WHAT TO WORK ON ::
Pictures are not part of the copy. Retype the lines from the first one through the line that contains "import pandas as pd".
════════
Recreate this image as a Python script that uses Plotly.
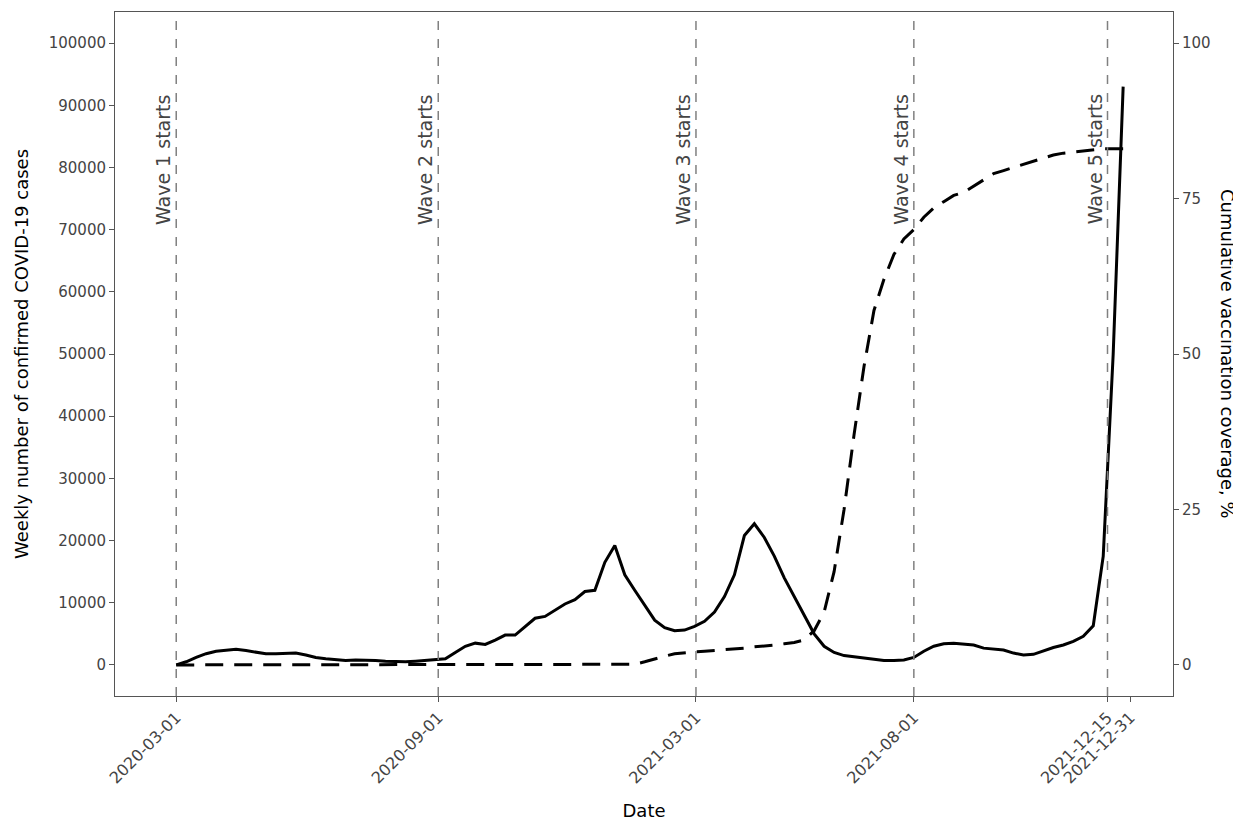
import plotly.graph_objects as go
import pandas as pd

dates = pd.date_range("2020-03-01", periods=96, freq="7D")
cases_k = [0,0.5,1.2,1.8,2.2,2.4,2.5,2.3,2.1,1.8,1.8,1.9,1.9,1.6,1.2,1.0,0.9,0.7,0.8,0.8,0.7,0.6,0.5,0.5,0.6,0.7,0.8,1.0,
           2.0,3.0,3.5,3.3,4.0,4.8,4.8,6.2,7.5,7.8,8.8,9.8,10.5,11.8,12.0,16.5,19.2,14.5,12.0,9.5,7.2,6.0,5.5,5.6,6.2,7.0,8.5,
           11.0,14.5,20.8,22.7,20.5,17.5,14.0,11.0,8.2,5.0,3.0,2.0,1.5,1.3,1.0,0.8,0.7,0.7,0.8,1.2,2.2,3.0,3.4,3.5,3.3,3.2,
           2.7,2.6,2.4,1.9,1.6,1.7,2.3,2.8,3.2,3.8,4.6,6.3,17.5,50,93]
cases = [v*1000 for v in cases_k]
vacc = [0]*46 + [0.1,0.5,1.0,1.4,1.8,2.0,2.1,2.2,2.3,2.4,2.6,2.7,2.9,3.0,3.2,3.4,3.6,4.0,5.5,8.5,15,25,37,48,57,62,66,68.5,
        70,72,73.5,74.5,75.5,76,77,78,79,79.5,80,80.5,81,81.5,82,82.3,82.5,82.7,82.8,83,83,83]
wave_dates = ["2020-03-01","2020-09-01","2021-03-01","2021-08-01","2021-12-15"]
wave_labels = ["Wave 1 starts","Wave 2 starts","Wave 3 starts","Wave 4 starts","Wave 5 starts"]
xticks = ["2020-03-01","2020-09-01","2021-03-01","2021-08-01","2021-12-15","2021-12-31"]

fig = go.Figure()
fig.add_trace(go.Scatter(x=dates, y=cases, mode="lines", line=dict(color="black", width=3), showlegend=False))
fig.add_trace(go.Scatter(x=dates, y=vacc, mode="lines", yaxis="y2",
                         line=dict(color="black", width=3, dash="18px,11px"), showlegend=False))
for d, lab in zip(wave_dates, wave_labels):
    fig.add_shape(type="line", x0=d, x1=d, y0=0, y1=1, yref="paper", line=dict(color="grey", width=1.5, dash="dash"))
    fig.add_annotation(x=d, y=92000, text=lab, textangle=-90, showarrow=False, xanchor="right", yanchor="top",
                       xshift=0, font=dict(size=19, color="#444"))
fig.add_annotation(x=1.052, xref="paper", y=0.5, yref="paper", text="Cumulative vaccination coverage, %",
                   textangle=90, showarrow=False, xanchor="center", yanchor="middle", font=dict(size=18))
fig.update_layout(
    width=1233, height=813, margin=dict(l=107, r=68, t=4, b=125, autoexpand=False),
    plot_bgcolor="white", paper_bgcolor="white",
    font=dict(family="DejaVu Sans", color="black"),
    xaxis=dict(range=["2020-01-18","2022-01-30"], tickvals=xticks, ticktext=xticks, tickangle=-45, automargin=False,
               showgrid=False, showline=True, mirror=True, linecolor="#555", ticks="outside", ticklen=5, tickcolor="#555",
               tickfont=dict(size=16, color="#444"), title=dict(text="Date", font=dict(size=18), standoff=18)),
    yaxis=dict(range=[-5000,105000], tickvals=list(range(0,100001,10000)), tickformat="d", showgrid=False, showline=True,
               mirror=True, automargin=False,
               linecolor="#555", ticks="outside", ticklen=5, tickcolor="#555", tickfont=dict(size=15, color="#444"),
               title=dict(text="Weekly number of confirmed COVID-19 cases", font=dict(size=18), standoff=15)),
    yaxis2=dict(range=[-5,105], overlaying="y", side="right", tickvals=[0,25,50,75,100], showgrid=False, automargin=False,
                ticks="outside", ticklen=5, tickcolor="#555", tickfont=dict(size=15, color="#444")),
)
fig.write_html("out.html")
════════
ANSWER TO THIS TASK ::
Recreate this image as a Python script that uses Plotly.
import plotly.graph_objects as go
import pandas as pd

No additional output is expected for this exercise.